In all, the Manhattan-based firm saw sales tick up to $28.8 billion in 2019 from $28.1 billion the year before, according to its parent, Vector Group. Fourth-quarter sales edged down to $6.6 billion from $6.7 billion in the year-earlier period.
But despite gains in the Sunshine State, the company struggled with profitability. “While we made money in Florida, it’s hard to make up for New York City being the way it was during 2019,” said Howard Lorber, Ellliman’s chairman, on an earnings call.
Elliman’s net income was $6.2 million in 2019, up from $5.2 million in 2018. Revenue was $784.1 million, up from $754.1 million, Vector reported.
But Vector’s real estate segment as a whole — which includes Elliman and new development arm New Valley — had a net loss of $11.4 million in 2019, after a $14.8 million profit in 2018. The fourth quarter was a killer, with net losses of $24.9 million, after net income of $15.7 million a year earlier. Its 2019 revenue was $788.9 million, up from $759.2 million.
The 2019 financials reflect an erratic year in earnings: During the second quarter, Elliman, like other firms, benefitted from a flurry of sales before New York’s new mansion and transfer taxes took effect. But its net income plummeted in the third quarter as high-end sales predictably fell and the company invested in new markets.

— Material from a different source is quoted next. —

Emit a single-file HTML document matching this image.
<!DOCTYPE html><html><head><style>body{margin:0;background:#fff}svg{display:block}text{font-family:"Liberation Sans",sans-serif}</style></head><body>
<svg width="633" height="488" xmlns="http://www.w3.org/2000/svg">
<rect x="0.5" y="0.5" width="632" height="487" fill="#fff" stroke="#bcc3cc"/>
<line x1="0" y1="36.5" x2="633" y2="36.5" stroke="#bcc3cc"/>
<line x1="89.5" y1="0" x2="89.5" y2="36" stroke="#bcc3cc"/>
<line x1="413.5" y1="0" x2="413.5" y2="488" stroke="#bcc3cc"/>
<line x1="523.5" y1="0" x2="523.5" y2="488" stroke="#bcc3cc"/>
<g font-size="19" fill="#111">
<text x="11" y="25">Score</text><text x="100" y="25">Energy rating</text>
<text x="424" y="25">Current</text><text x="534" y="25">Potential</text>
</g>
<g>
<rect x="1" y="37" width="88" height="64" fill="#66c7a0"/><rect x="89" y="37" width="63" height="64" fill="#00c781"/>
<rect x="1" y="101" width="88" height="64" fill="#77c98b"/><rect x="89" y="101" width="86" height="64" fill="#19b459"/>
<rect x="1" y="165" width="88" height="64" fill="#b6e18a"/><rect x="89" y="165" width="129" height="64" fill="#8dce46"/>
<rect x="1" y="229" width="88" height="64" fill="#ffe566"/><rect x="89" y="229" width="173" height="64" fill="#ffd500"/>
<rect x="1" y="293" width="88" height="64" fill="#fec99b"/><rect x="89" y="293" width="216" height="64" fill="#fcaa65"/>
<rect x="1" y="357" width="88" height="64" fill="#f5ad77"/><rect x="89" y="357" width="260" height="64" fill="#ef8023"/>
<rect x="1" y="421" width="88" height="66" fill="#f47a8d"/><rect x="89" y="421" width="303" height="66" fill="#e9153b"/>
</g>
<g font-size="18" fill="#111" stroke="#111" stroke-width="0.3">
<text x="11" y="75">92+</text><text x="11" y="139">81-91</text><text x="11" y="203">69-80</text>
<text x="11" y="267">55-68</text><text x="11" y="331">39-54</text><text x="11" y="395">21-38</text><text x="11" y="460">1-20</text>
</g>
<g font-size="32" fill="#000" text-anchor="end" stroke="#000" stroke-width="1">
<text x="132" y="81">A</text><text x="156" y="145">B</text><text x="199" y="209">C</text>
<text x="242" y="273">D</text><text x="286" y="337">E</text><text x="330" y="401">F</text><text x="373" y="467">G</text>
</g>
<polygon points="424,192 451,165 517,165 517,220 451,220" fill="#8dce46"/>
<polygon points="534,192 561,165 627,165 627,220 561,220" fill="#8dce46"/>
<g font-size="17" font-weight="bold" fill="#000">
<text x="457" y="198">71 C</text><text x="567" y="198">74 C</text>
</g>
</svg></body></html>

Lorber said prices in New York were down 10 percent to 20 percent in 2019. As a result, Vector has shifted its focus to low- and no-tax states, including Texas. In August, Elliman announced a joint venture with Houston-based Sudhoff Companies, and Lorber said the firm would probably open in Dallas and Austin “in the near future.”
“That seems to be where the money is going,” he said. While Northeasterners go to Florida to invest in real estate, West Coast natives go to Texas, Nevada and Colorado, he added. “All that moving around will put us in a pretty good position to find some interesting opportunities to invest,” Lorber said.
As Elliman focuses on profitability, Lorber said it would continue to look at overhead. “We spend a lot on marketing. There’s probably some money that can be cut out of marketing,” he said. But he was wary about cutting too much.
“We still want to be in the position to grow the company,” the Elliman chairman said. “It’s hard to cut and cut — then you have nothing left.”
Overall, Vector said its 2019 revenue rose to $1.9 billion from $1.87 billion in 2018. Net income nearly doubled to $101 million, up from $58.1 million in 2018.
Vector reported $439.6 million in fourth-quarter revenues, down from $445.9 million. Net income fell to $10.7 million from $21.1 million.
In November, Vector said it would no longer pay an annual dividend starting in 2020, in order to strengthen the company’s balance sheet and improve liquidity. The cut is supposed to help lower the cost of borrowing leading up to an April 2020 deadline to repay $232 million in 5.5 percent variable-interest senior convertible notes.
Elliman, along with RE/MAX, Coldwell Banker and Keller Williams, were recently subpoenaed by state lawmakers who are investigating unequal treatment of minority homebuyers on Long Island.